Like the great majority of Los Angelenos I oppose drug use and drug sales. And I applaud every thoughtful effort to get rid of this scourge.

But MacArthur Park is more than a story. The park is a major human tragedy. Our most pressing unsolved community problems surface in its 32 acres. Homeless people, many of whom are only teen-agers, frequent the park because there are few other places they can go. Despite the Immigration Reform Act and the INS, poor immigrants from Central America crowd the area in increasing numbers, seeking the same freedom from tyranny for which we so readily applaud brave Chinese students.

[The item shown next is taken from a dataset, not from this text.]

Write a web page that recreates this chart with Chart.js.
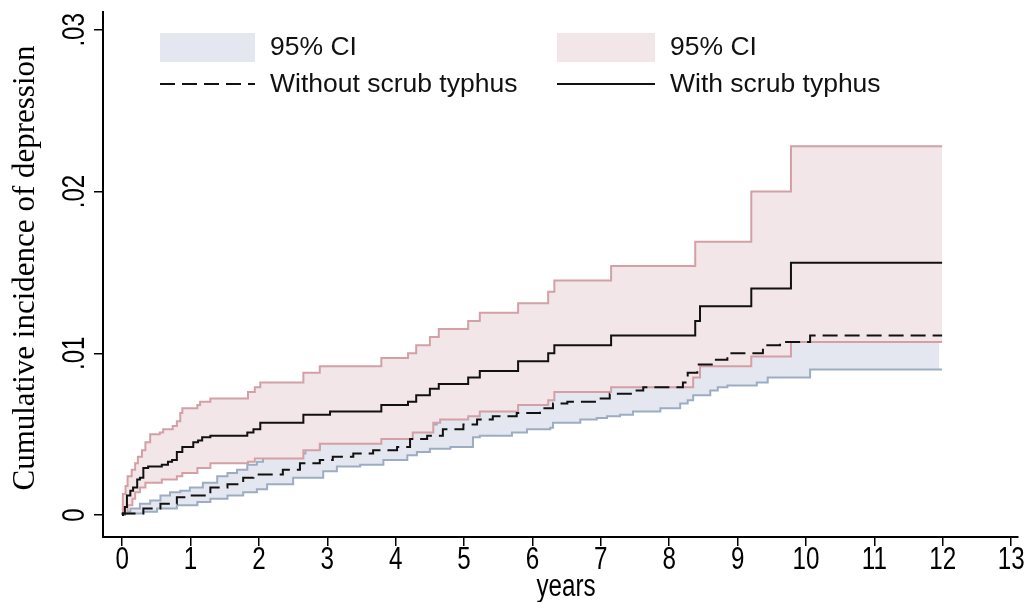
<!DOCTYPE html>
<html>
<head>
<meta charset="utf-8">
<script src="https://cdn.jsdelivr.net/npm/chart.js@4.4.1/dist/chart.umd.min.js"></script>
<style>
  body { margin: 0; background: #fff; }
  #wrap { width: 1026px; height: 602px; }
</style>
</head>
<body>
<div id="wrap"><canvas id="kmChart" width="1026" height="602"></canvas></div>
<script>
// cumulative incidence, pairs of [years, value]
const withScrub = [[0,0],[0.01,0.0001],[0.04,0.0005],[0.07,0.0012],[0.12,0.0015],[0.16,0.0017],[0.22,0.0022],[0.26,0.0023],[0.31,0.0029],[0.38,0.0030],[0.58,0.0031],[0.67,0.0033],[0.73,0.0034],[0.80,0.0039],[0.88,0.0042],[1.04,0.0045],[1.11,0.0046],[1.17,0.0048],[1.29,0.0049],[1.83,0.0051],[1.92,0.0053],[2.02,0.0057],[2.65,0.0062],[3.04,0.0064],[3.79,0.0068],[4.18,0.0070],[4.30,0.0074],[4.50,0.0078],[4.63,0.0081],[5.06,0.0085],[5.23,0.0089],[5.79,0.0095],[6.23,0.0100],[6.32,0.0105],[7.15,0.0111],[8.38,0.0120],[8.45,0.0129],[9.20,0.0140],[9.78,0.0156],[11.99,0.0156]];
const withUpper = [[0,0],[0.01,0.0013],[0.05,0.0018],[0.08,0.0024],[0.14,0.0028],[0.19,0.0032],[0.23,0.0036],[0.29,0.0040],[0.34,0.0045],[0.41,0.0050],[0.55,0.0051],[0.60,0.0053],[0.74,0.0055],[0.80,0.0058],[0.85,0.0063],[0.88,0.0066],[1.10,0.0068],[1.14,0.0070],[1.29,0.0072],[1.84,0.0076],[1.94,0.0079],[2.02,0.0082],[2.65,0.0088],[2.89,0.0092],[3.79,0.0097],[4.18,0.0100],[4.30,0.0105],[4.50,0.0110],[4.63,0.0115],[5.06,0.0120],[5.23,0.0125],[5.79,0.0131],[6.23,0.0138],[6.32,0.0145],[7.15,0.0154],[8.38,0.0169],[9.20,0.0200],[9.78,0.0228],[11.99,0.0228]];
const withLower = [[0,0],[0.01,0.0001],[0.08,0.0006],[0.15,0.0010],[0.19,0.0014],[0.26,0.0017],[0.34,0.0020],[0.58,0.0022],[0.80,0.0024],[0.88,0.0026],[1.10,0.0029],[1.29,0.0032],[1.84,0.0033],[1.94,0.0035],[2.65,0.0040],[2.89,0.0044],[3.79,0.0047],[4.25,0.0051],[4.55,0.0057],[4.65,0.0059],[5.06,0.0061],[5.23,0.0064],[5.79,0.0068],[6.23,0.0071],[6.32,0.0076],[7.15,0.0079],[8.35,0.0085],[8.45,0.0092],[9.20,0.0098],[9.78,0.0107],[11.99,0.0107]];
const withoutScrub = [[0,0],[0.01,0.0001],[0.31,0.0004],[0.56,0.0007],[0.80,0.0011],[0.99,0.0012],[1.29,0.0017],[1.54,0.0019],[1.77,0.0023],[1.92,0.0025],[2.35,0.0028],[2.60,0.0032],[2.89,0.0034],[3.08,0.0036],[3.38,0.0038],[3.67,0.0040],[4.02,0.0042],[4.21,0.0047],[4.46,0.0049],[4.69,0.0053],[4.99,0.0056],[5.19,0.0059],[5.42,0.0061],[5.77,0.0063],[6.11,0.0066],[6.30,0.0069],[6.51,0.0070],[6.94,0.0072],[7.13,0.0075],[7.47,0.0077],[7.62,0.0079],[8.20,0.0082],[8.27,0.0088],[8.41,0.0093],[8.64,0.0096],[8.85,0.0100],[9.37,0.0105],[9.62,0.0107],[10.06,0.0111],[11.99,0.0111]];
const withoutUpper = [[0,0],[0.04,0.0002],[0.12,0.0004],[0.26,0.0007],[0.41,0.0009],[0.56,0.0012],[0.70,0.0014],[0.85,0.0015],[0.99,0.0017],[1.18,0.0020],[1.39,0.0024],[1.54,0.0026],[1.68,0.0028],[1.83,0.0031],[1.97,0.0033],[2.06,0.0036],[2.50,0.0038],[2.68,0.0041],[2.89,0.0046],[3.30,0.0050],[4.00,0.0056],[4.60,0.0064],[5.20,0.0073],[5.80,0.0079],[6.30,0.0085],[7.00,0.0090],[7.60,0.0094],[8.30,0.0098],[8.50,0.0108],[9.00,0.0115],[9.60,0.0125],[10.10,0.0132],[11.95,0.0132]];
const withoutLower = [[0,0],[0.04,0.0001],[0.31,0.0002],[0.51,0.0004],[0.80,0.0006],[1.10,0.0008],[1.29,0.0010],[1.54,0.0012],[1.77,0.0014],[1.97,0.0016],[2.12,0.0019],[2.50,0.0023],[2.94,0.0027],[3.14,0.0030],[3.48,0.0031],[3.82,0.0034],[4.17,0.0037],[4.31,0.0039],[4.50,0.0041],[4.80,0.0042],[5.13,0.0048],[5.23,0.0049],[5.70,0.0051],[5.92,0.0053],[6.26,0.0054],[6.30,0.0057],[6.70,0.0059],[6.94,0.0060],[7.09,0.0061],[7.28,0.0062],[7.47,0.0064],[7.87,0.0066],[8.16,0.0069],[8.27,0.0071],[8.35,0.0074],[8.60,0.0077],[8.71,0.0079],[8.85,0.0080],[9.28,0.0082],[9.44,0.0085],[10.06,0.0090],[11.99,0.0090]];

const xTicks = [0,1,2,3,4,5,6,7,8,9,10,11,12,13];
const yTicks = [0, 0.01, 0.02, 0.03];
const yTickLabels = ['0', '.01', '.02', '.03'];
const legendLabels = ['95% CI', '95% CI', 'Without scrub typhus', 'With scrub typhus'];

const pinkFill = '#f3e6e8';
const pinkLine = '#d3a0a6';
const blueFill = '#e4e7ef';
const blueLine = '#9cadc3';
const tickFont = '31px "Liberation Sans", Arial, sans-serif';
const narrow = 0.78; // the original uses a narrow face, so squeeze it
const clear = 'rgba(0,0,0,0)';

function stepLine(data, color, extra) {
    return Object.assign({
        data: data,
        borderColor: color,
        borderWidth: 2,
        stepped: 'before',
        pointRadius: 0,
        fill: false
    }, extra || {});
}

function narrowText(ctx, text, x, y, angle) {
    ctx.save();
    ctx.translate(x, y);
    ctx.rotate(angle);
    ctx.scale(narrow, 1);
    ctx.fillText(text, 0, 0);
    ctx.restore();
}

// axis labels, y title and the legend block
const extraText = {
    id: 'extraText',
    afterDraw(chart) {
        const ctx = chart.ctx;
        const x = chart.scales.x;
        const y = chart.scales.y;
        ctx.save();
        ctx.fillStyle = '#000';
        ctx.textAlign = 'center';
        ctx.font = tickFont;

        ctx.textBaseline = 'middle';
        xTicks.forEach(v => narrowText(ctx, String(v), x.getPixelForValue(v), 560, 0));
        narrowText(ctx, 'years', 566, 587, 0);

        ctx.textBaseline = 'bottom';
        yTicks.forEach((v, i) => narrowText(ctx, yTickLabels[i], y.right - 12, y.getPixelForValue(v), -Math.PI / 2));

        ctx.save();
        ctx.font = '31px "Liberation Serif", "Times New Roman", serif';
        ctx.textBaseline = 'middle';
        ctx.translate(26, 268);
        ctx.rotate(-Math.PI / 2);
        ctx.fillText('Cumulative incidence of depression', 0, 0);
        ctx.restore();

        // legend
        ctx.font = '26.5px "Liberation Sans", Arial, sans-serif';
        ctx.textAlign = 'left';
        ctx.textBaseline = 'middle';
        ctx.fillStyle = blueFill;
        ctx.fillRect(160, 33, 95, 29);
        ctx.fillStyle = pinkFill;
        ctx.fillRect(557, 33, 98, 29);
        ctx.strokeStyle = '#111';
        ctx.lineWidth = 2;
        ctx.setLineDash([15, 7]);
        ctx.beginPath();
        ctx.moveTo(160, 84);
        ctx.lineTo(255, 84);
        ctx.stroke();
        ctx.setLineDash([]);
        ctx.beginPath();
        ctx.moveTo(557, 84);
        ctx.lineTo(655, 84);
        ctx.stroke();
        ctx.fillStyle = '#111';
        ctx.fillText(legendLabels[0], 270, 48);
        ctx.fillText(legendLabels[1], 670, 48);
        ctx.fillText(legendLabels[2], 270, 85);
        ctx.fillText(legendLabels[3], 670, 85);
        ctx.restore();
    }
};

const ctx = document.getElementById('kmChart').getContext('2d');
new Chart(ctx, {
    type: 'line',
    data: {
        datasets: [
            stepLine(withScrub, '#111'),
            stepLine(withoutScrub, '#111', { borderDash: [15, 7] }),
            stepLine(withUpper, pinkLine),
            stepLine(withLower, pinkLine),
            stepLine(withUpper, clear, { fill: { target: 5 }, backgroundColor: pinkFill }),
            stepLine(withLower, clear),
            stepLine(withoutUpper, blueLine),
            stepLine(withoutLower, blueLine),
            stepLine(withoutUpper, clear, { fill: { target: 9 }, backgroundColor: blueFill }),
            stepLine(withoutLower, clear)
        ]
    },
    options: {
        responsive: false,
        animation: false,
        layout: { padding: { top: 12, right: 8, left: 0, bottom: 0 } },
        plugins: {
            legend: { display: false },
            tooltip: { enabled: false }
        },
        scales: {
            x: {
                type: 'linear',
                min: -0.28,
                max: 13.1,
                afterBuildTicks: s => { s.ticks = xTicks.map(v => ({ value: v })); },
                afterFit: s => { s.height = 65; },
                ticks: { display: false },
                grid: { drawOnChartArea: false, color: '#000', tickLength: 9, lineWidth: 1.5 },
                border: { color: '#000', width: 2 }
            },
            y: {
                type: 'linear',
                min: -0.00136,
                max: 0.0311,
                afterBuildTicks: s => { s.ticks = yTicks.map(v => ({ value: v })); },
                afterFit: s => { s.width = 103; },
                ticks: { display: false },
                grid: { drawOnChartArea: false, color: '#000', tickLength: 9, lineWidth: 1.5 },
                border: { color: '#000', width: 2 }
            }
        }
    },
    plugins: [extraText]
});
</script>
</body>
</html>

While laws must be enforced, human tragedies cannot be solved by laws. The people of the park need compassion and understanding. Most are not hardened criminals. I have come to know many of the park’s teen-agers. Together with a handful of volunteers, three days a week the Missionary Brothers of Charity are able to feed an average of 65 of the areas homeless youth, provide a place for them to shower, and then, painfully, we have to send them back out into the hopelessness they are forced to call home. Some walk an hour and a half to sleep at La Placita, the Old Plaza Church across from Olvera Street. Others risk sleeping in abandoned buildings or the park.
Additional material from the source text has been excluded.